Burnham, Molly B. Teddy Mars: Almost an Outlaw
March 21st 2017 by Katherine Tegen Books
Copy provided by Young Adult Books Central

In this sequel to Teddy Mars: Almost a Record Breaker and Teddy Mars: Almost a Winner, big changes are coming to the Mars household. Ms. Mars has gotten a job as an animal control officer since Jake (the Destructor) will be heading to kindergarten. To help out with the transition over the summer, Great Aunt Ursula will be staying with the family. Teddy is not a fan of Ursula and her rules, but there is no denying that a family with seven children might need some help to adjust to this change. Teddy is concerned about having to take care of Jake, who is prone to doing things like living in the cat box or walking around in a shirt festooned with tin cans. It makes sense that his teacher assigns him to be a buddy with Jake the following year, but Teddy doesn't have to be happy about it. He does love his teacher, Ms. Raffeli, and is glad to be working on a mural project with her and his friends over the summer. Once Ursula moves in, things start to change. For one, she has a small dog named Peanut to whom Jake takes a shine. Jake also starts to weave potholders and to behave. Other siblings help out with housework and are persuaded by Ursula to give up their most annoying behaviors. It doesn't work as well with Teddy-- he and friends Lonnie and Viva are determined to break a world record even though Ursula would rather they mow the lawn or clean the basement. When Teddy's mother's job is at odds with the Grumpy Pigeon Man's pigeons, Teddy must try to look outside of himself for ways to help his friend and the pigeons for whom he cares.

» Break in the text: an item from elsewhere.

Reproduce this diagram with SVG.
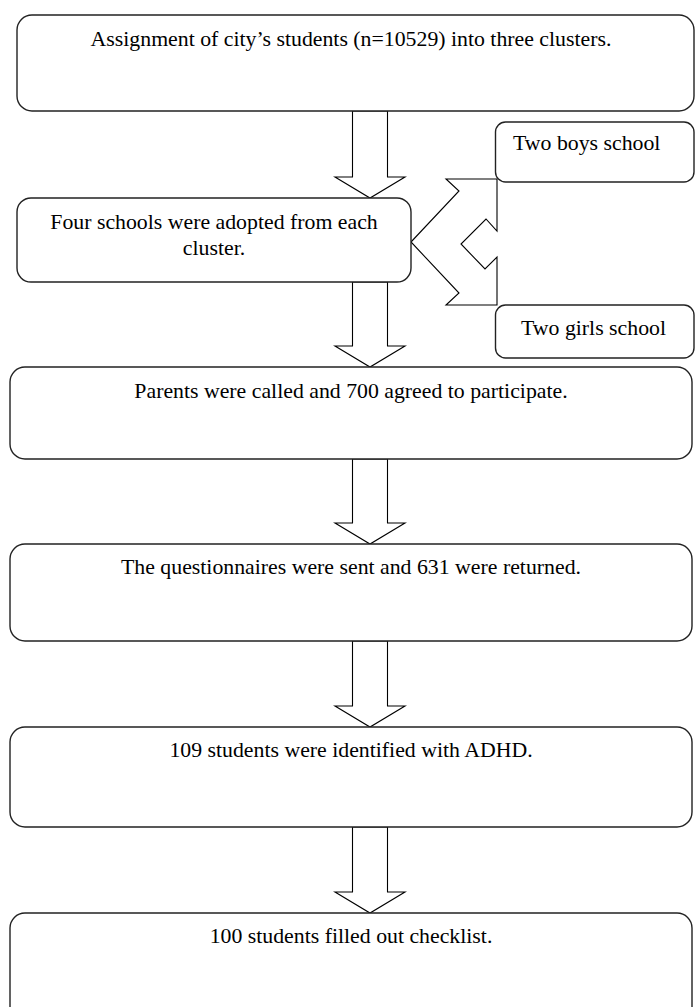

Teddy is an exuberant characters with a lot of endearing qualities. He's not a bad kid, just a typical one who would rather be playing with his friends rather than doing chores. He is annoyed by his younger brother, but wants to try to help him. He's not pleased that his mother won't be at home, but is glad that she is proud of her new job, and really wants her to be happy. The other characters in the book are portrayed in a realistic fashion as well. It is  unusual to see a family with this many children in modern middle grade literature, but the realities of having a large family are sympathetically addressed.

Interspersed with Teddy's exploits are his attempts at breaking records as well as details about records that are already in the books. The Guinness Book of World Records is perennially popular with elementary and middle school students, and gives this series an additional selling point.

Like many humorous series with boys as the main character, Teddy Mars mixes the goofy with the sympathetic in a way that will appeal to readers who would be right at home at a cafeteria table with Byar's Bingo Brown, Danziger's Matthew Martin, Dowell's Phineas L. MacGuire, Harley's Charlie Bumpers or Weeks' Regular Guy.